Global Fuel Prices Rise, Alva Names Electric Motorcycles as Cost-Saving Solution
Jakarta – Geopolitical tensions in the Middle East impacting rising global oil prices have begun triggering public concerns over potential fuel price increases. Amidst this macro situation, electric motorcycles are being positioned by Alva as an opportune moment for citizens seeking to reduce daily transportation operational costs.
Alva CEO Purbaja Pantja revealed that electric motorcycles possess significant competitive advantages in terms of operational costs compared to conventional motorcycles, particularly when fuel prices are volatile.
As a concrete solution to provide operational cost certainty, Alva introduced a programme titled “Bebas Pas”. This programme offers a flexible battery rental scheme, ranging from Rp125,000 for up to 700 kilometres per month, to Rp200,000 for up to 1,800 kilometres per month.
“This essentially provides a new concept, which we believe is also attractive to users.
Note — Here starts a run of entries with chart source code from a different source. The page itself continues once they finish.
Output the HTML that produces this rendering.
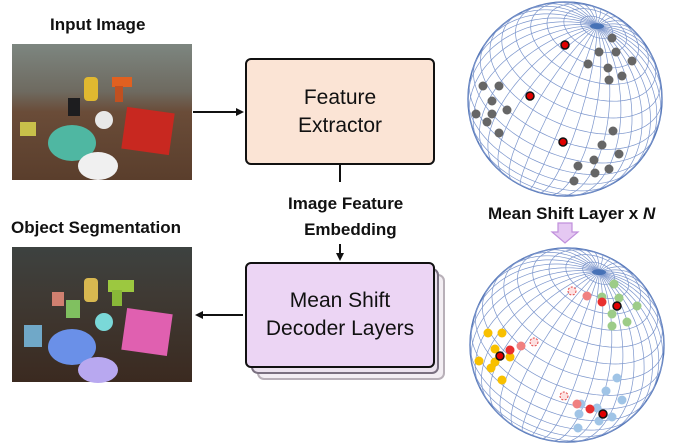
<!DOCTYPE html>
<html><head><meta charset="utf-8"><style>
html,body{margin:0;padding:0;background:#fff}
body{width:680px;height:446px;position:relative;overflow:hidden;font-family:"Liberation Sans",sans-serif}
.lbl{position:absolute;font-weight:bold;font-size:17px;color:#111;white-space:nowrap}
.box{position:absolute;border:2.5px solid #111;border-radius:6px;box-sizing:border-box;display:flex;align-items:center;justify-content:center;text-align:center;font-size:21px;line-height:28px;color:#111}
</style></head><body>
<div class="lbl" style="left:50px;top:15px">Input Image</div>
<div class="lbl" style="left:11px;top:218px">Object Segmentation</div>
<div class="lbl" style="left:288px;top:191px;text-align:center;line-height:26px">Image Feature<br>&nbsp;&nbsp;Embedding</div>
<div class="lbl" style="left:488px;top:204px">Mean Shift Layer x <i>N</i></div>

<svg width="680" height="446" style="position:absolute;left:0;top:0">
<defs>
<linearGradient id="g1" x1="0" y1="0" x2="0" y2="1"><stop offset="0" stop-color="#7d8680"/><stop offset="0.35" stop-color="#6e6a60"/><stop offset="0.5" stop-color="#6a4c38"/><stop offset="1" stop-color="#5a3e2c"/></linearGradient>
<linearGradient id="g2" x1="0" y1="0" x2="0" y2="1"><stop offset="0" stop-color="#3d4240"/><stop offset="0.35" stop-color="#3f3a34"/><stop offset="1" stop-color="#3b2a20"/></linearGradient>
</defs>
<!-- photo 1 -->
<rect x="12" y="44" width="180" height="136" fill="url(#g1)"/>
<rect x="84" y="77" width="14" height="24" rx="4" fill="#e0b830"/>
<rect x="112" y="77" width="20" height="10" fill="#e06020"/><rect x="115" y="86" width="8" height="16" fill="#c05020"/>
<rect x="68" y="98" width="12" height="18" fill="#1d1d1f"/>
<circle cx="104" cy="120" r="9" fill="#e8e8e8"/>
<rect x="124" y="110" width="48" height="42" fill="#c82820" transform="rotate(8 148 131)"/>
<ellipse cx="72" cy="143" rx="24" ry="18" fill="#4fb7a2"/>
<ellipse cx="98" cy="166" rx="20" ry="14" fill="#f0f0f0"/>
<rect x="20" y="122" width="16" height="14" fill="#c8c04a"/>
<!-- photo 2 -->
<rect x="12" y="247" width="180" height="135" fill="url(#g2)"/>
<rect x="84" y="278" width="14" height="24" rx="4" fill="#d8b850"/>
<rect x="108" y="280" width="26" height="12" fill="#9cc840"/><rect x="112" y="290" width="10" height="16" fill="#88b838"/>
<rect x="66" y="300" width="14" height="18" fill="#80c060"/>
<rect x="52" y="292" width="12" height="14" fill="#d08070"/>
<circle cx="104" cy="322" r="9" fill="#7ad8d8"/>
<rect x="124" y="311" width="46" height="42" fill="#e060b0" transform="rotate(8 147 332)"/>
<ellipse cx="72" cy="347" rx="24" ry="18" fill="#6a90e8"/>
<ellipse cx="98" cy="370" rx="20" ry="13" fill="#b8a8f0"/>
<rect x="24" y="325" width="18" height="22" fill="#70a8c8"/>
<!-- boxes arrows -->
<g stroke="#111" stroke-width="2" fill="#111">
<line x1="193" y1="112" x2="238" y2="112"/><polygon points="244,112 236,108 236,116" stroke="none"/>
<line x1="340" y1="165" x2="340" y2="182"/>
<line x1="340" y1="244" x2="340" y2="255"/><polygon points="340,261 336,253 344,253" stroke="none"/>
<line x1="243" y1="315" x2="201" y2="315"/><polygon points="195,315 203,311 203,319" stroke="none"/>
</g>
<rect x="258" y="275" width="186" height="104" rx="6" fill="#f3eef3" stroke="#b8b0b8" stroke-width="2"/>
<rect x="252" y="269" width="186" height="104" rx="6" fill="#ece2ee" stroke="#7a7080" stroke-width="2"/>
<!-- purple arrow -->
<polygon points="558,223 572,223 572,232 578,232 565,243 552,232 558,232" fill="#e5c8f2" stroke="#c090dc" stroke-width="1.2"/>
<g id="s1"></g><g id="s2"></g>
</svg>
<div class="box" style="left:245px;top:58px;width:190px;height:107px;background:#fbe4d5">Feature<br>Extractor</div>
<div class="box" style="left:245px;top:262px;width:190px;height:106px;background:#ecd5f4">Mean Shift<br>Decoder Layers</div>
<script>
function sphere(id,cx,cy,r,dots){
 var g=document.getElementById(id),ns="http://www.w3.org/2000/svg";
 var p=[0.33,-0.75,0.57];var m=Math.hypot(p[0],p[1],p[2]);p=p.map(function(v){return v/m});
 var a=[1,0,0];var d=a[0]*p[0];var e1=[a[0]-d*p[0],-d*p[1],-d*p[2]];m=Math.hypot(e1[0],e1[1],e1[2]);e1=e1.map(function(v){return v/m});
 var e2=[p[1]*e1[2]-p[2]*e1[1],p[2]*e1[0]-p[0]*e1[2],p[0]*e1[1]-p[1]*e1[0]];
 function pt(lat,lon){var cl=Math.cos(lat),c=cl*Math.cos(lon),s=cl*Math.sin(lon),z=Math.sin(lat);
  return [c*e1[0]+s*e2[0]+z*p[0],c*e1[1]+s*e2[1]+z*p[1],c*e1[2]+s*e2[2]+z*p[2]];}
 var h='<circle cx="'+cx+'" cy="'+cy+'" r="'+r+'" fill="#fff" stroke="#5577b8" stroke-width="1.5"/>';
 function line(f,n){var segs=[],cur=[];for(var i=0;i<=n;i++){var v=f(i/n);if(v[2]>=-0.02){cur.push((cx+v[0]*r).toFixed(1)+','+(cy+v[1]*r).toFixed(1));}else{if(cur.length>1)segs.push(cur);cur=[];}}if(cur.length>1)segs.push(cur);
  segs.forEach(function(s){h+='<polyline points="'+s.join(' ')+'" fill="none" stroke="#7b95cc" stroke-width="0.7"/>';});}
 for(var la=-80;la<=80;la+=10){(function(la){line(function(t){return pt(la*Math.PI/180,t*2*Math.PI)},120)})(la);}
 for(var lo=0;lo<360;lo+=10){(function(lo){line(function(t){return pt(-Math.PI/2+t*Math.PI,lo*Math.PI/180)},80)})(lo);}
 var pc=[cx+p[0]*r,cy+p[1]*r];h+='<ellipse cx="'+pc[0]+'" cy="'+pc[1]+'" rx="7" ry="3" fill="#3a68b0" opacity="0.8"/>';
 dots.forEach(function(o){h+='<circle cx="'+o[0]+'" cy="'+o[1]+'" r="'+(o[3]||4.5)+'" fill="'+o[2]+'"'+(o[4]?' stroke="'+o[4]+'" stroke-width="'+(o[5]||1.5)+'"'+(o[6]?' stroke-dasharray="2,1.5"':''):'')+'/>';});
 g.innerHTML=h;}
var G='#666';
sphere('s1',565,99,97,[[612,38,G],[599,52,G],[616,52,G],[632,61,G],[588,64,G],[608,68,G],[622,76,G],[609,80,G],[483,86,G],[499,86,G],[492,101,G],[507,110,G],[476,114,G],[492,114,G],[487,122,G],[499,133,G],[613,131,G],[602,145,G],[619,154,G],[594,160,G],[578,166,G],[609,169,G],[595,173,G],[574,181,G],
[565,45,'#e00000',4,'#111'],[530,96,'#e00000',4,'#111'],[563,142,'#e00000',4,'#111']]);
var Gr='#9dcc88',Y='#f8c000',B='#a0c4e6';
sphere('s2',567,345,97,[[614,284,Gr],[602,297,Gr],[619,298,Gr],[637,306,Gr],[612,314,Gr],[627,322,Gr],[612,326,Gr],
[488,333,Y],[502,333,Y],[495,349,Y],[479,361,Y],[495,362,Y],[510,357,Y],[491,368,Y],[502,380,Y],
[617,378,B],[606,391,B],[622,400,B],[581,404,B],[597,408,B],[612,417,B],[579,414,B],[599,421,B],[578,428,B],
[572,291,'#fde0e0',4,'#e04040',1,1],[587,296,'#f08080'],[602,302,'#e83030'],
[534,342,'#fde0e0',4,'#e04040',1,1],[521,346,'#f08080'],[510,350,'#e83030'],
[564,396,'#fde0e0',4,'#e04040',1,1],[577,404,'#f08080'],[590,409,'#e83030'],
[617,306,'#e00000',4,'#111'],[500,356,'#e00000',4,'#111'],[603,414,'#e00000',4,'#111']]);
</script>
</body></html>
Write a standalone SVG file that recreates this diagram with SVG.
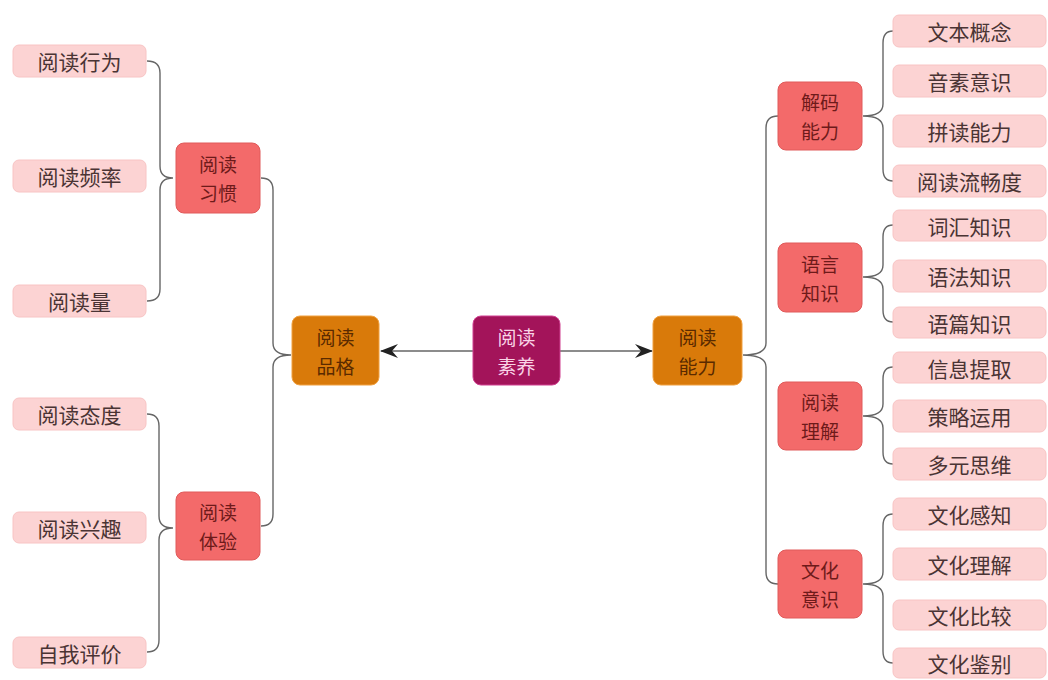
<svg xmlns="http://www.w3.org/2000/svg" width="1048" height="680" viewBox="0 0 1048 680">
<style>
.leaf rect{fill:#fcd3d3;stroke:#f8c4c4;stroke-width:1}
.leaf text{fill:#4a3434;font-size:21px}
.mid rect{fill:#f36a6a;stroke:#e05a5a;stroke-width:1}
.mid text{fill:#6e1a1a;font-size:19px}
.top rect{fill:#d97a0a;stroke:#f0a040;stroke-width:1}
.top text{fill:#5a2a00;font-size:19px}
.root rect{fill:#a3145a;stroke:#d04090;stroke-width:1}
.root text{fill:#f9d3e6;font-size:19px}
text{font-family:"Noto Sans CJK SC","Noto Sans CJK TC",sans-serif;text-anchor:middle;dominant-baseline:central}
.conn path,.conn line{fill:none;stroke:#666;stroke-width:1.4}
</style>
<defs>
<marker id="ah" viewBox="0 0 18 14" refX="17" refY="7" markerWidth="18" markerHeight="14" markerUnits="userSpaceOnUse" orient="auto">
<path d="M0,0 L18,7 L0,14 L6,7 Z" fill="#222"/>
</marker>
</defs>
<rect width="1048" height="680" fill="#fff"/>
<g class="conn">
<line x1="473" y1="351" x2="381" y2="351" marker-end="url(#ah)"/>
<line x1="560" y1="351" x2="652" y2="351" marker-end="url(#ah)"/>
<path d="M147,61 Q160,61 160,73 L160,166 Q160,178 173,178 Q160,178 160,190 L160,289 Q160,301 147,301"/>
<path d="M147,414 Q159,414 159,426 L159,516 Q159,528 173,528 Q159,528 159,540 L159,640 Q159,652 147,652"/>
<path d="M261,178 Q273,178 273,190 L273,343 Q273,355 291,355 Q273,355 273,367 L273,514 Q273,526 261,526"/>
<path d="M778,116 Q766,116 766,128 L766,343 Q766,355 743,355 Q766,355 766,367 L766,572 Q766,584 778,584"/>
<path d="M893,31 Q883,31 883,43 L883,104 Q883,116 863,116 Q883,116 883,128 L883,169 Q883,181 893,181"/>
<path d="M893,225 Q883,225 883,237 L883,265 Q883,277 863,277 Q883,277 883,289 L883,310 Q883,322 893,322"/>
<path d="M893,367 Q883,367 883,379 L883,404 Q883,416 863,416 Q883,416 883,428 L883,452 Q883,464 893,464"/>
<path d="M893,514 Q883,514 883,526 L883,572 Q883,584 863,584 Q883,584 883,596 L883,651 Q883,663 893,663"/>
</g>
<g id="n-root" class="root"><rect x="473" y="316" width="87" height="69" rx="8"/><text x="516.5" y="336.5">阅读</text><text x="516.5" y="365.5">素养</text></g>
<g id="n-pinge" class="top"><rect x="292" y="316" width="87" height="69" rx="8"/><text x="335.5" y="336.5">阅读</text><text x="335.5" y="365.5">品格</text></g>
<g id="n-nengli" class="top"><rect x="653" y="316" width="89" height="69" rx="8"/><text x="697.5" y="336.5">阅读</text><text x="697.5" y="365.5">能力</text></g>
<g id="n-xiguan" class="mid"><rect x="176" y="143" width="84" height="70" rx="8"/><text x="218" y="163.5">阅读</text><text x="218" y="192.5">习惯</text></g>
<g id="n-tiyan" class="mid"><rect x="176" y="492" width="84" height="68" rx="8"/><text x="218" y="511.5">阅读</text><text x="218" y="540.5">体验</text></g>
<g id="n-jiema" class="mid"><rect x="778" y="82" width="84" height="68" rx="8"/><text x="820" y="101.5">解码</text><text x="820" y="130.5">能力</text></g>
<g id="n-yuyan" class="mid"><rect x="778" y="243" width="84" height="69" rx="8"/><text x="820" y="263">语言</text><text x="820" y="292">知识</text></g>
<g id="n-lijie" class="mid"><rect x="778" y="382" width="84" height="68" rx="8"/><text x="820" y="401.5">阅读</text><text x="820" y="430.5">理解</text></g>
<g id="n-wenhua" class="mid"><rect x="778" y="550" width="84" height="68" rx="8"/><text x="820" y="569.5">文化</text><text x="820" y="598.5">意识</text></g>
<g id="l1" class="leaf"><rect x="13" y="45" width="133" height="32" rx="6"/><text x="79.5" y="61">阅读行为</text></g>
<g id="l2" class="leaf"><rect x="13" y="160" width="133" height="32" rx="6"/><text x="79.5" y="176">阅读频率</text></g>
<g id="l3" class="leaf"><rect x="13" y="285" width="133" height="32" rx="6"/><text x="79.5" y="301">阅读量</text></g>
<g id="l4" class="leaf"><rect x="13" y="398" width="133" height="32" rx="6"/><text x="79.5" y="414">阅读态度</text></g>
<g id="l5" class="leaf"><rect x="13" y="512" width="133" height="31" rx="6"/><text x="79.5" y="527.5">阅读兴趣</text></g>
<g id="l6" class="leaf"><rect x="13" y="637" width="133" height="31" rx="6"/><text x="79.5" y="652.5">自我评价</text></g>
<g id="r1" class="leaf"><rect x="893" y="15" width="153" height="32" rx="6"/><text x="969.5" y="31">文本概念</text></g>
<g id="r2" class="leaf"><rect x="893" y="65" width="153" height="32" rx="6"/><text x="969.5" y="81">音素意识</text></g>
<g id="r3" class="leaf"><rect x="893" y="115" width="153" height="32" rx="6"/><text x="969.5" y="131">拼读能力</text></g>
<g id="r4" class="leaf"><rect x="893" y="165" width="153" height="32" rx="6"/><text x="969.5" y="181">阅读流畅度</text></g>
<g id="r5" class="leaf"><rect x="893" y="210" width="153" height="31" rx="6"/><text x="969.5" y="225.5">词汇知识</text></g>
<g id="r6" class="leaf"><rect x="893" y="260" width="153" height="32" rx="6"/><text x="969.5" y="276">语法知识</text></g>
<g id="r7" class="leaf"><rect x="893" y="307" width="153" height="31" rx="6"/><text x="969.5" y="322.5">语篇知识</text></g>
<g id="r8" class="leaf"><rect x="893" y="352" width="153" height="31" rx="6"/><text x="969.5" y="367.5">信息提取</text></g>
<g id="r9" class="leaf"><rect x="893" y="400" width="153" height="32" rx="6"/><text x="969.5" y="416">策略运用</text></g>
<g id="r10" class="leaf"><rect x="893" y="448" width="153" height="32" rx="6"/><text x="969.5" y="464">多元思维</text></g>
<g id="r11" class="leaf"><rect x="893" y="498" width="153" height="32" rx="6"/><text x="969.5" y="514">文化感知</text></g>
<g id="r12" class="leaf"><rect x="893" y="548" width="153" height="32" rx="6"/><text x="969.5" y="564">文化理解</text></g>
<g id="r13" class="leaf"><rect x="893" y="600" width="153" height="30" rx="6"/><text x="969.5" y="615">文化比较</text></g>
<g id="r14" class="leaf"><rect x="893" y="648" width="153" height="30" rx="6"/><text x="969.5" y="663">文化鉴别</text></g>
</svg>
Because it depends on their usage that month, it could be lower compared to if the battery cost were fixed,” Purbaja added.
The company continues to project consistent year-on-year sales growth, regardless of global oil price dynamics.
“Looking at what we can achieve, we hope that whether or not there is a fuel price increase, we hope that Alva can continue to sell more motorcycles each year,” Purbaja said.
With more measurable operational costs and increasingly varied ownership schemes, Alva is optimistic that the public’s transition to electric vehicles will continue to progress without depending on conventional energy price fluctuations.